An experimental obesity pill being developed by Structure Therapeutics helped lower the blood sugar levels of people with Type 2 diabetes in a clinical trial, but didn’t match the degree of weight loss observed in testing of a rival medicine.
The results disclosed Monday show that Type 2 diabetics treated with Structure’s drug in a Phase 2 trial had a statistically significant 1% reduction in blood glucose after three months of treatment, compared to placebo recipients. No serious adverse events were reported among drug recipients and only one patient on Structure’s medicine dropping out of the trial. The majority of side effects were mild to moderate, according to the company.
The results show the drug, known as GSBR-1290, “has the potential to be a best-in-class compound and a backbone” for drug regimens aimed at “large cardiometabolic [diseases],” Structure founder and CEO Raymond Stevens, said in a statement.
Yet shares of the closely watched biotechnology company lost more than half of their value on Monday, as the weight loss associated with treatment fell short of analyst expectations.
Structure’s medicine is one of several being developed for weight loss, which has quickly become one of the most competitive and lucrative areas of drug research. The company raised $161 million in an initial public offering in February to back its work and, until Monday, had seen its shares nearly quadruple in value — a rare occurrence during a sector-wide pullback.
The interest in Structure stems from its focus. Like other in-demand drugs on the market for weight loss, such as Eli Lilly’s Zepbound and Novo Nordisk’s Wegovy, Structure’s medicine acts on insulin-secreting hormones. But the drug is taken orally, rather than by injection. It’s chasing more advanced weight loss pills being developed by Lilly and Novo, among others, however.
Structure disclosed data from a tiny Phase 1 trial in September. The study results released Monday offer a more substantive look at its potential. The trial has so far enrolled 94 participants, with 60 randomized to receive either a low or high dose of the treatment and the rest receiving a placebo. Fifty-four people were obese and had Type 2 diabetes, while the other 40 weren’t diabetic.
As an early trial, the study is mainly designed to evaluate safety. But analysts and investors have been tracking the study’s other goals, which test its impact on weight loss and blood sugar levels.
Structure noted that drug recipients on a low and high dose lost about 3% more of their body weight than those who got a placebo over the course of three months. The results were better among people without diabetes, who lost about 5% more of their body weight than those on placebo after eight weeks of treatment. Study volunteers also continued to lose weight over the course of the evaluation period, suggesting the benefits could grow with time, according to Structure.

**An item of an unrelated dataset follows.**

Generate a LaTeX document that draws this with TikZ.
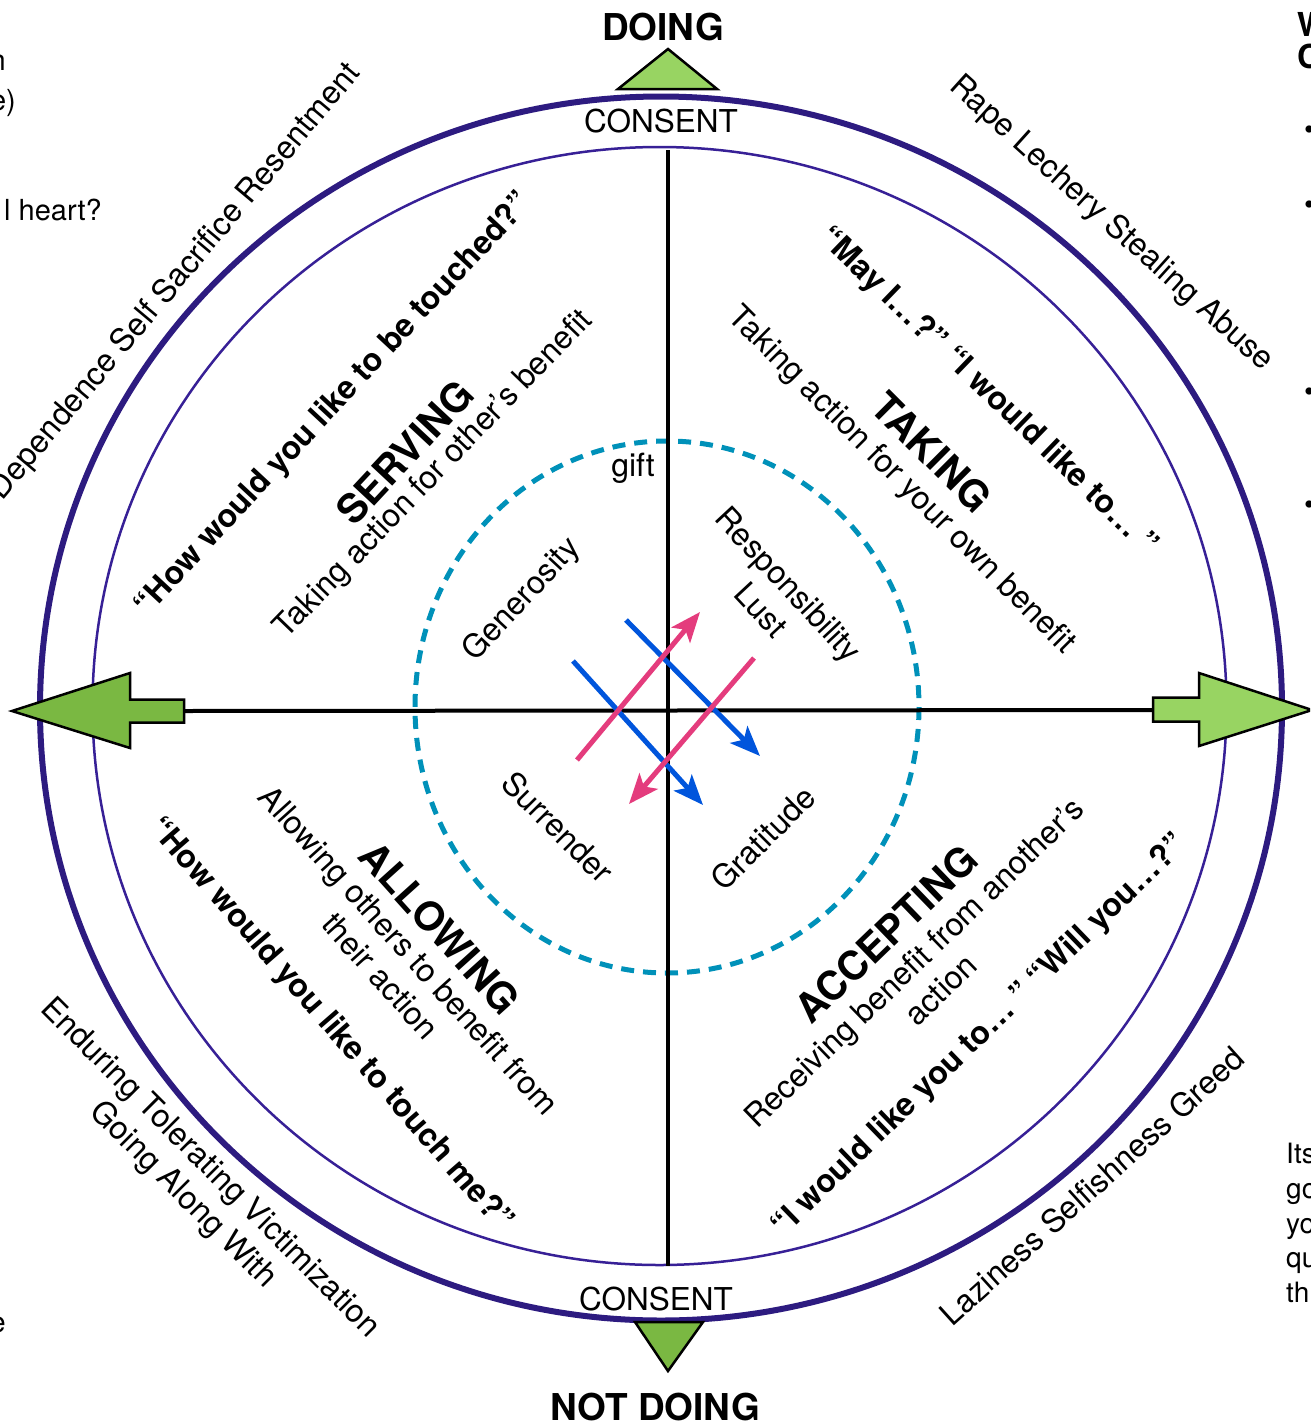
\documentclass[tikz,border=0pt]{standalone}
\usepackage{fontspec}
\setmainfont{TeX Gyre Heros}
\usetikzlibrary{arrows.meta}
\definecolor{darkgreen}{RGB}{122,184,66}
\definecolor{lightgreen}{RGB}{152,212,98}
\definecolor{ringpurple}{RGB}{45,27,128}
\definecolor{ringthin}{RGB}{55,32,150}
\definecolor{tealdash}{RGB}{0,145,185}
\definecolor{pinkarrow}{RGB}{228,60,125}
\definecolor{bluearrow}{RGB}{0,85,220}
\begin{document}
\begin{tikzpicture}[x=1pt,y=-1pt,
  txt/.style={inner sep=0pt, align=center},
  ringtext/.style={txt, font=\fontsize{32}{38}\selectfont},
  constext/.style={txt, font=\fontsize{31.5}{38}\selectfont},
  reg/.style={txt, font=\fontsize{32}{38}\selectfont},
  quotetext/.style={txt, font=\bfseries\fontsize{32}{38}\selectfont},
  titletext/.style={txt, font=\bfseries\fontsize{40}{48}\selectfont},
  poletext/.style={txt, font=\bfseries\fontsize{37}{40}\selectfont},
  sidetext/.style={inner sep=0pt, font=\fontsize{29}{35}\selectfont},
  blockarrow/.style={draw=black, line width=2.5pt, line join=miter},
  axis/.style={draw=black, line width=4pt},
  flowarrow/.style={line width=5pt, -{Stealth[length=30pt, width=24pt, inset=7pt]}},
]
\useasboundingbox (0,0) rectangle (1310,1424);
\clip (0,0) rectangle (1310,1424);

% rings
\draw[ringpurple, line width=6pt] (661,708.5) ellipse [x radius=621, y radius=612];
\draw[ringthin, line width=2.5pt] (659.5,706) ellipse [x radius=567, y radius=559];
\draw[tealdash, line width=5pt, dash pattern=on 13pt off 9pt] (667,707) ellipse [x radius=252, y radius=266];

% axes
\coordinate (vtop) at (668,150);
\coordinate (vbot) at (668,1266);
\coordinate (Lend) at (184,711);
\coordinate (Rend) at (1153,710);
\draw[axis] (vtop) -- (vbot);
\draw[axis] (Lend) -- (Rend);

% block arrows
\draw[blockarrow, fill=darkgreen] (12,711) -- (130,673) -- (130,699.5) -- (Lend |- 0,699.5) -- (Lend |- 0,722.5) -- (130,722.5) -- (130,748) -- cycle;
\draw[blockarrow, fill=lightgreen] (1312,710) -- (1199,673) -- (1199,697.5) -- (Rend |- 0,697.5) -- (Rend |- 0,721.5) -- (1199,721.5) -- (1199,746) -- cycle;
\draw[blockarrow, fill=lightgreen] (618,89) -- (668,49) -- (717,89) -- cycle;
\draw[blockarrow, fill=darkgreen] (635,1322) -- (703,1322) -- (668,1371) -- cycle;

% pole labels
\node[poletext] (doing) at (663,27) {DOING};
\node[poletext] (notdoing) at (655,1407) {NOT DOING};
\node[constext] (consTop) at (661,121) {CONSENT};
\node[constext] (consBot) at (656,1299) {CONSENT};

% ring texts
\node[ringtext, rotate=50, anchor=east] (rDep) at (355,68) {Dependence Self Sacrifice Resentment};
\node[ringtext, rotate=-42] (rRape) at (1111,224) {Rape Lechery Stealing Abuse};
\node[ringtext, rotate=42] (rLazy) at (1092,1186) {Laziness Selfishness Greed};
\node[ringtext, rotate=-45] (rEnd) at (196,1182) {Enduring Tolerating Victimization\\Going Along With};

% SERVING quadrant
\node[quotetext, rotate=47] (qServ) at (334,405) {“How would you like to be touched?”};
\node[titletext, rotate=47] (tServ) at (405,452) {SERVING};
\node[reg, rotate=46] (sServ) at (434,475) {Taking action for other’s benefit};

% TAKING quadrant
\node[quotetext, rotate=-44] (qTake) at (988,392) {“May I…?”\hspace{10pt}“I would like to… ”};
\node[titletext, rotate=-45] (tTake) at (932,452) {TAKING};
\node[reg, rotate=-45] (sTake) at (901,481) {Taking action for your own benefit};

% ALLOWING quadrant
\node[quotetext, rotate=-49] (qAllow) at (330,1025) {“How would you like to touch me?”};
\node[titletext, rotate=-48] (tAllow) at (440,928) {ALLOWING};
\node[reg, rotate=-48] (sAllow) at (395,963) {Allowing others to benefit from\\their action};

% ACCEPTING quadrant
\node[quotetext, rotate=44] (qAcc) at (980,1036) {“I would like you to… ”\hspace{8pt}“Will you…?”};
\node[titletext, rotate=44] (tAcc) at (886,934) {ACCEPTING};
\node[reg, rotate=44] (sAcc) at (927,976) {Receiving benefit from another’s\\action};

% inner labels
\node[reg] (gift) at (633,468) {gift};
\node[reg, rotate=47] (gen) at (522,600) {Generosity};
\node[reg, rotate=-47] (resp) at (775,597) {Responsibility\\Lust};
\node[reg, rotate=-45] (surr) at (558,827) {Surrender};
\node[reg, rotate=45] (grat) at (763,838) {Gratitude};

% center arrows
\coordinate (b1s) at (626,620);
\coordinate (b1e) at (760,756);
\coordinate (b2s) at (573,661);
\coordinate (b2e) at (703,805);
\coordinate (p1s) at (577,760);
\coordinate (p1e) at (700,612);
\coordinate (p2s) at (754,658);
\coordinate (p2e) at (629,804);
\draw[flowarrow, bluearrow] (b1s) -- (b1e);
\draw[flowarrow, bluearrow] (b2s) -- (b2e);
\draw[flowarrow, pinkarrow] (p1s) -- (p1e);
\draw[flowarrow, pinkarrow] (p2s) -- (p2e);

% partial side texts
\node[sidetext, anchor=base east] (lt1) at (6,70) {n};
\node[sidetext, anchor=base east] (lt2) at (16,110) {e)};
\node[sidetext, anchor=base east] (lt3) at (102,220) {l heart?};
\node[sidetext, anchor=base east] (lt4) at (6,1332) {e};
\node[sidetext, anchor=base west, font=\bfseries\fontsize{33}{35}\selectfont] (rt1) at (1297,36) {W};
\node[sidetext, anchor=base west, font=\bfseries\fontsize{33}{35}\selectfont] (rt2) at (1297,68) {C};
\foreach \yy/\nm in {133/b1,208/b2,395/b3,508/b4}
  \node[sidetext, anchor=west] (\nm) at (1304,\yy) {•};
\node[sidetext, anchor=base west, font=\fontsize{28}{35}\selectfont] (br1) at (1286,1163) {Its};
\node[sidetext, anchor=base west, font=\fontsize{28}{35}\selectfont] (br2) at (1286,1198) {go};
\node[sidetext, anchor=base west, font=\fontsize{28}{35}\selectfont] (br3) at (1286,1233) {yo};
\node[sidetext, anchor=base west, font=\fontsize{28}{35}\selectfont] (br4) at (1286,1267) {qu};
\node[sidetext, anchor=base west, font=\fontsize{28}{35}\selectfont] (br5) at (1286,1302) {th};
\end{tikzpicture}
\end{document}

Still, the weight loss figure fell short of what’s been reported for a similar medication from Eli Lilly. That drug, oforglipron, produced weight-loss effects comparable to injectable treatments and, in a similar type of Phase 2 trial, helped patients lose between 5% and 6% of their weight after 12 weeks.
In a note previewing the results, Jefferies analyst Roger Song characterized less than 5% weight loss for Structure as a “work in progress” and likely to trigger a stock selloff. The weight loss findings are “below our expectations,” added Leerink Partners analyst David Risinger in a note on Monday.
Structure is currently adding another 24 non-diabetic volunteers to the study, and expects full results from that group in the first half of next year. Two more mid-stage trials are expected to begin next year as well, according to the company.